The apex court will deliver its judgement on as many as 65 petitions — including 56 review petitions and four fresh writ petitions and five transfer pleas — which were filed after its verdict sparked violent protests in Kerala.
A five-judge constitution bench headed by Chief Justice Ranjan Gogoi had reserved its decision on February 6 after hearing various parties including those seeking re-consideration of the September 28, 2018 judgement. Other members of the bench are justices R F Nariman, A M Khanwilkar, DY Chandrachud, and Indu Malhotra.
At 10:33 AM, the judges arrived. The verdict will be pronounced shortly. Chief Justice Gogoi said he will take five minutes to read out the verdict.
Chief Justice of India Ranjan Gogoi said, “What is perceived as faith perceived by one group may not be perceived by another group. Considering the debate also pertains to allowing Muslim and Parsi women to enter religious practice. The entry of women into places of worship is not limited to this temple. It is involved in the entry of women into mosques. Petition on this issue already pending with respect to the Bohra community.”
The Sabarimala review petitions have been forwarded to a larger bench by 3:2. Chief Justice Gogoi said that the endeavour of petitioners was to revive the debate on religion and faith. Restrictions on women in religious places are not restricted to Sabarimala alone and are prevalent in other religions also.
Review petitions are to be examined by a larger 7-judge bench. Now, fresh opportunities to be given to all parties.

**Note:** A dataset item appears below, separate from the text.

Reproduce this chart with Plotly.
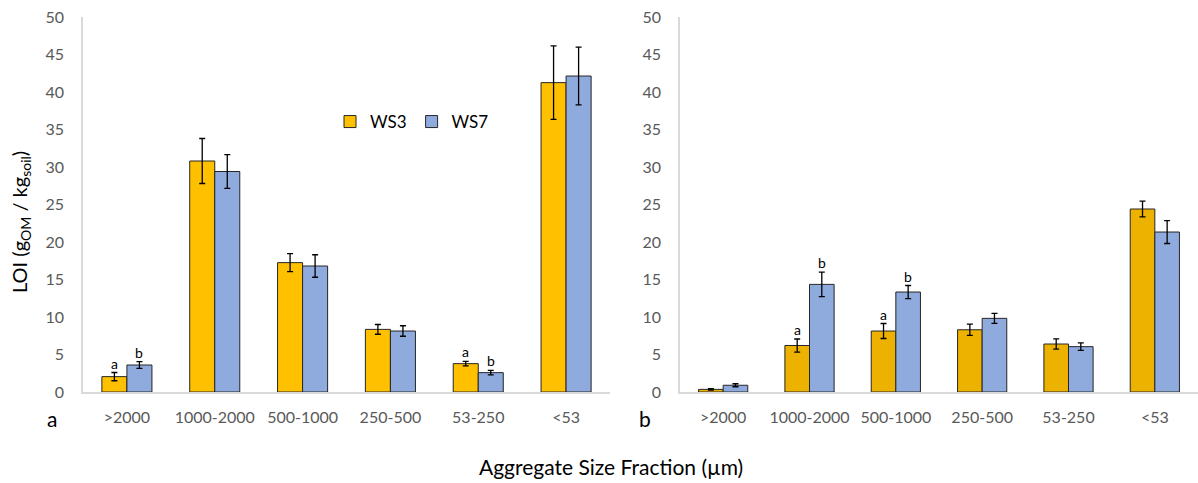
import plotly.graph_objects as go

categories = [">2000", "1000-2000", "500-1000", "250-500", "53-250", "<53"]
series_names = ["WS3", "WS7"]

# Panel a
a_ws3 = [2.05, 30.8, 17.25, 8.35, 3.78, 41.25]
a_ws3_err = [0.55, 3.0, 1.2, 0.65, 0.3, 4.9]
a_ws7 = [3.6, 29.4, 16.8, 8.13, 2.58, 42.13]
a_ws7_err = [0.45, 2.25, 1.5, 0.7, 0.3, 3.85]
a_letters_ws3 = ["a", "", "", "", "a", ""]
a_letters_ws7 = ["b", "", "", "", "b", ""]

# Panel b
b_ws3 = [0.35, 6.2, 8.13, 8.3, 6.4, 24.4]
b_ws3_err = [0.1, 0.87, 1.0, 0.76, 0.69, 1.05]
b_ws7 = [0.9, 14.35, 13.33, 9.82, 6.05, 21.33]
b_ws7_err = [0.2, 1.64, 0.87, 0.67, 0.49, 1.53]
b_letters_ws3 = ["", "a", "a", "", "", ""]
b_letters_ws7 = ["", "b", "b", "", "", ""]

W, H = 1198, 483
FONT = "Lato"
GRAY = "#595959"
AXIS = "#D9D9D9"
BLUE = "#8FAADC"
ORANGE_A = "#FFC000"
ORANGE_B = "#EDB200"
OUTLINE = "#262626"

fig = go.Figure()

def add_bar(x, y, err, name, color, xa, ya, show):
    fig.add_trace(go.Bar(
        x=x, y=y, name=name, xaxis=xa, yaxis=ya, showlegend=show,
        legendgroup=name,
        marker=dict(color=color, line=dict(color=OUTLINE, width=1)),
        error_y=dict(type="data", array=err, visible=True, color="#000000", thickness=1.3, width=3),
    ))

add_bar(categories, a_ws3, a_ws3_err, "WS3", ORANGE_A, "x", "y", True)
add_bar(categories, a_ws7, a_ws7_err, "WS7", BLUE, "x", "y", True)
add_bar(categories, b_ws3, b_ws3_err, "WS3", ORANGE_B, "x2", "y2", False)
add_bar(categories, b_ws7, b_ws7_err, "WS7", BLUE, "x2", "y2", False)

BARGAP = 0.43
half = (1 - BARGAP) / 4

annotations = []
def add_letters(vals, errs, letters, offset, xref, yref):
    for i, (v, e, t) in enumerate(zip(vals, errs, letters)):
        if t:
            annotations.append(dict(x=i + offset, y=v + e, xref=xref, yref=yref, text=t,
                                    showarrow=False, xanchor="center", yanchor="bottom", yshift=-1,
                                    font=dict(family=FONT, size=14, color="#000000")))

add_letters(a_ws3, a_ws3_err, a_letters_ws3, -half, "x", "y")
add_letters(a_ws7, a_ws7_err, a_letters_ws7, half, "x", "y")
add_letters(b_ws3, b_ws3_err, b_letters_ws3, -half, "x2", "y2")
add_letters(b_ws7, b_ws7_err, b_letters_ws7, half, "x2", "y2")

annotations += [
    dict(x=20 / W, y=1 - 222 / H, xref="paper", yref="paper", text="LOI (g<sub>OM</sub> / kg<sub>soil</sub>)",
         textangle=-90, showarrow=False, xanchor="center", yanchor="middle",
         font=dict(family=FONT, size=20, color="#000000")),
    dict(x=52 / W, y=1 - 418 / H, xref="paper", yref="paper", text="a", showarrow=False,
         xanchor="center", yanchor="middle", font=dict(family=FONT, size=21, color="#000000")),
    dict(x=645 / W, y=1 - 418 / H, xref="paper", yref="paper", text="b", showarrow=False,
         xanchor="center", yanchor="middle", font=dict(family=FONT, size=21, color="#000000")),
    dict(x=611 / W, y=1 - 466 / H, xref="paper", yref="paper", text="Aggregate Size Fraction (µm)",
         showarrow=False, xanchor="center", yanchor="middle",
         font=dict(family=FONT, size=21, color="#000000")),
]

ydom = [1 - 392 / H, 1 - 17 / H]
xaxis_common = dict(type="category", showline=True, linecolor=AXIS, linewidth=1.5, ticks="",
                    showgrid=False, zeroline=False, automargin=False,
                    tickfont=dict(family=FONT, size=16, color=GRAY), ticklabelstandoff=10)
yaxis_common = dict(range=[0, 50], dtick=5, showline=True, linecolor=AXIS, linewidth=1.5, ticks="",
                    showgrid=False, zeroline=False, domain=ydom, automargin=False,
                    tickfont=dict(family=FONT, size=16, color=GRAY), ticklabelstandoff=14)

fig.update_layout(
    width=W, height=H,
    margin=dict(l=0, r=0, t=0, b=0, autoexpand=False),
    paper_bgcolor="white", plot_bgcolor="white",
    barmode="group", bargap=BARGAP, bargroupgap=0,
    xaxis=dict(domain=[83 / W, 610 / W], anchor="y", **xaxis_common),
    yaxis=dict(anchor="x", **yaxis_common),
    xaxis2=dict(domain=[680 / W, 1.0], anchor="y2", **xaxis_common),
    yaxis2=dict(anchor="x2", **yaxis_common),
    legend=dict(orientation="h", x=330 / W, y=1 - 104 / H, xanchor="left", yanchor="top",
                font=dict(family=FONT, size=17, color="#000000"), bgcolor="rgba(0,0,0,0)",
                itemwidth=30, tracegroupgap=0),
    annotations=annotations,
    showlegend=True,
)

fig.write_html("out.html")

However, the Supreme Court’s earlier decision allowing women of all ages still operational. But large bench will go into all issues – Sabrimala, Muslim women entering the mosque, Parsi women performing last rites and genital practice of mutilation by Bohra community. Justice Fali Nariman said that the Supreme Court decision binds everyone and bound to be complied by everyone.
Welcoming the apex court’s verdict, Kandararu Rajeevaru, chief priest of the Sabarimala temple said, “We accept it. Referring to the decision to a larger bench gives us more hope. It will extend greater strength to the faithful. It’s a good thing that the verdict considers Ayyappa devotees as a separate community. Religion and law must not be mixed.”
However, the majority verdict did not say anything adverse against the apex court’s September 28, 2018 decision allowing women to enter the shrine nor did it stay the earlier judgement. The Sabarimala temple is said to reopen for devotees on November 16.
Several political leaders and social activists have welcomed the Supreme Court verdict.